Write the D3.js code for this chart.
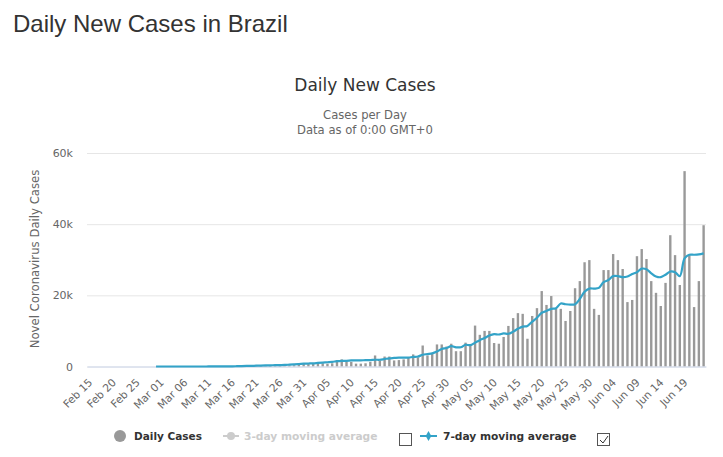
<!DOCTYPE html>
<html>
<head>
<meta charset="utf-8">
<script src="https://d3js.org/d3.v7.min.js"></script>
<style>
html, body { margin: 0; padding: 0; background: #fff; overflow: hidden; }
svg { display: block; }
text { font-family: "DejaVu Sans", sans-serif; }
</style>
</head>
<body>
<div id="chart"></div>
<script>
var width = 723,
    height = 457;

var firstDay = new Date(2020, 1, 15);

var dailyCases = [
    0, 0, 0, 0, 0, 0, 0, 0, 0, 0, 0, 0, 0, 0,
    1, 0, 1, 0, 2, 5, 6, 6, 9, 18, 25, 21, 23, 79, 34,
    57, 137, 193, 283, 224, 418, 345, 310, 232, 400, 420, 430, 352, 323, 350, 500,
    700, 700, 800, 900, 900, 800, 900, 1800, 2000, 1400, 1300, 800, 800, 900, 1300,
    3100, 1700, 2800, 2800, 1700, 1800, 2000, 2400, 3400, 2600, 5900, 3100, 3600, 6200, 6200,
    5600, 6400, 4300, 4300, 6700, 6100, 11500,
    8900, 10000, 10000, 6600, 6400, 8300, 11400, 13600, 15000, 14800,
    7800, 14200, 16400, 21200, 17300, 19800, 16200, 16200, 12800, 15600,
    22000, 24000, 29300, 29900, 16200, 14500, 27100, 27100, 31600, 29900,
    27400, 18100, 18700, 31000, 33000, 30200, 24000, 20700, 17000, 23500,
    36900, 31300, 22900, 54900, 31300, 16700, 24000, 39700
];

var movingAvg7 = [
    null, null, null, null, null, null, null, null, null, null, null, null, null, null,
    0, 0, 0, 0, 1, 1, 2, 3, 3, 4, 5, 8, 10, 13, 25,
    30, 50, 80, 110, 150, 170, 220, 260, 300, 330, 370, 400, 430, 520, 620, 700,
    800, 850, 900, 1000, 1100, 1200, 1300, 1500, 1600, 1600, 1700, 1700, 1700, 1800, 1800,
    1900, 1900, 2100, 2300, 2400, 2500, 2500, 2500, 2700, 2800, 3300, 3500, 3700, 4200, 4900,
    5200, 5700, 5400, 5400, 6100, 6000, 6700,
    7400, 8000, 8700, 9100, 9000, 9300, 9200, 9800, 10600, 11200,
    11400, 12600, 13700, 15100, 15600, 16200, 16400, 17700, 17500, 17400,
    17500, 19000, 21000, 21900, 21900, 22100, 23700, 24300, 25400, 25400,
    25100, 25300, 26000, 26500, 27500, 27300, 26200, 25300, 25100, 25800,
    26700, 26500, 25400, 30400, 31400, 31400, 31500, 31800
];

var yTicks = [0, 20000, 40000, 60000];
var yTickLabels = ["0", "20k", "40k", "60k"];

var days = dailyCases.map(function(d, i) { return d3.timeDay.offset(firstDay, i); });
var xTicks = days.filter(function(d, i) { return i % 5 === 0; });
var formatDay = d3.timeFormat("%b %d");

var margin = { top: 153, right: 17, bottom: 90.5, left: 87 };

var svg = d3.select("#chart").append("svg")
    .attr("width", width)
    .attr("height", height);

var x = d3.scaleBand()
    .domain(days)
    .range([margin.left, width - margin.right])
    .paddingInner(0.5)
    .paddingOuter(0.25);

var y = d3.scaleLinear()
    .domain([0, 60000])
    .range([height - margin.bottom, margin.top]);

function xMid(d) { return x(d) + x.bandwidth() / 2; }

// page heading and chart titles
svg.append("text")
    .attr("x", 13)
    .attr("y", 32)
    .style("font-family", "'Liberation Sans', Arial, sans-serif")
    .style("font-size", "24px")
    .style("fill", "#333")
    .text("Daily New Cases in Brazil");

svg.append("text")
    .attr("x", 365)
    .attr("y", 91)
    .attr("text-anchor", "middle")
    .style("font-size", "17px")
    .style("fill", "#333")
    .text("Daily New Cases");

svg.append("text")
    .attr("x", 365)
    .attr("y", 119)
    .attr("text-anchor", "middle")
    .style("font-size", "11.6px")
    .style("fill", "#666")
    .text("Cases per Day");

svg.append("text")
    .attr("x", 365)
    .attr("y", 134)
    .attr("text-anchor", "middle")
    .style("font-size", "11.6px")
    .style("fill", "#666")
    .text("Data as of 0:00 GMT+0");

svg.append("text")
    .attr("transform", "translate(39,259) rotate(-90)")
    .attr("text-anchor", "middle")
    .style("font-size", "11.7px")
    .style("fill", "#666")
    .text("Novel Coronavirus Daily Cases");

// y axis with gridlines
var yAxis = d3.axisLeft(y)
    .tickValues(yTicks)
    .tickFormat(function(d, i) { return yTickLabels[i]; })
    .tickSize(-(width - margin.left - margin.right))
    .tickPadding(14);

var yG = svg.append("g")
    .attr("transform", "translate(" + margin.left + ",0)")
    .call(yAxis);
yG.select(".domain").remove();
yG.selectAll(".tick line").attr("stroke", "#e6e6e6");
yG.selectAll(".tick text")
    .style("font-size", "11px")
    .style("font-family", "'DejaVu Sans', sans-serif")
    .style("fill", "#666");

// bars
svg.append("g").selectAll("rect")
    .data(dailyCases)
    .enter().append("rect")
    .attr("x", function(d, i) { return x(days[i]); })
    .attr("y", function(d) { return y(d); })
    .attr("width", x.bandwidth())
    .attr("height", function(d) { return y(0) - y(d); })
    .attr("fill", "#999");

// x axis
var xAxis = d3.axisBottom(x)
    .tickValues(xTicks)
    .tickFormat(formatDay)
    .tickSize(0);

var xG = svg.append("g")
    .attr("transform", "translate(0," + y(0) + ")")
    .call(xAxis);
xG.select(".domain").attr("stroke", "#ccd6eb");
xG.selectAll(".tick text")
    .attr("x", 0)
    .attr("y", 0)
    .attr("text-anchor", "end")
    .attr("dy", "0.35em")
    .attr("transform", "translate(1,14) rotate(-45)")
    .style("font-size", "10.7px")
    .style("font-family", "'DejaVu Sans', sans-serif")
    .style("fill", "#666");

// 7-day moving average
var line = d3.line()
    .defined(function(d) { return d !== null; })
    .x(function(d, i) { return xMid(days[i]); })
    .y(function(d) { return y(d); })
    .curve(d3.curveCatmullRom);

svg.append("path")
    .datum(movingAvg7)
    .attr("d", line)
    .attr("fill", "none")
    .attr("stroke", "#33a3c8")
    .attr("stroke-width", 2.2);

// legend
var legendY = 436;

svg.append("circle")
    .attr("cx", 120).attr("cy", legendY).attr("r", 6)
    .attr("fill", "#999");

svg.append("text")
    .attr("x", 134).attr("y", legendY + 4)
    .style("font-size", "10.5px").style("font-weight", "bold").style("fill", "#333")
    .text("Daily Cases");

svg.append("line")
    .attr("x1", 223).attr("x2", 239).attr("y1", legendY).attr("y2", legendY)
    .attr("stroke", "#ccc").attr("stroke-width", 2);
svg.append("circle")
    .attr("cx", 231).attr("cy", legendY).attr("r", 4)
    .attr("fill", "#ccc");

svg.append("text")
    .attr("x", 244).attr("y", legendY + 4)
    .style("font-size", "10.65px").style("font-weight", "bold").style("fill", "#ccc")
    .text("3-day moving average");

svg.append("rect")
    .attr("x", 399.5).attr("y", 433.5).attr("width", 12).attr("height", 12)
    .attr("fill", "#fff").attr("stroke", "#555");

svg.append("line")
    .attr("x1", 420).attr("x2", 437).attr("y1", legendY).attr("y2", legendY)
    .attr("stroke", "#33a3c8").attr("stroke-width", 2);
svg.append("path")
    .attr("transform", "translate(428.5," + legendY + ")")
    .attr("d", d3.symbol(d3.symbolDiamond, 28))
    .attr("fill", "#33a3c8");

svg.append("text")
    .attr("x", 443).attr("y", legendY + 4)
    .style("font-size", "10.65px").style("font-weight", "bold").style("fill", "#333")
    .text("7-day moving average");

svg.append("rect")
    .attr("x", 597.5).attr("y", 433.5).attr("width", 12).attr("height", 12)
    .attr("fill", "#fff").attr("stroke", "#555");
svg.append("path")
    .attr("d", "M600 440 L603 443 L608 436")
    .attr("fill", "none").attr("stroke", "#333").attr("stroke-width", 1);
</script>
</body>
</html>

Short task – Everything from the first line to the line with "var firstDay = new Date(2020, 1, 15);" must be repeated exactly, and nothing else. Leave the pictures out.

Answer to the problem –
Write the D3.js code for this chart.
<!DOCTYPE html>
<html>
<head>
<meta charset="utf-8">
<script src="https://d3js.org/d3.v7.min.js"></script>
<style>
html, body { margin: 0; padding: 0; background: #fff; overflow: hidden; }
svg { display: block; }
text { font-family: "DejaVu Sans", sans-serif; }
</style>
</head>
<body>
<div id="chart"></div>
<script>
var width = 723,
    height = 457;

var firstDay = new Date(2020, 1, 15);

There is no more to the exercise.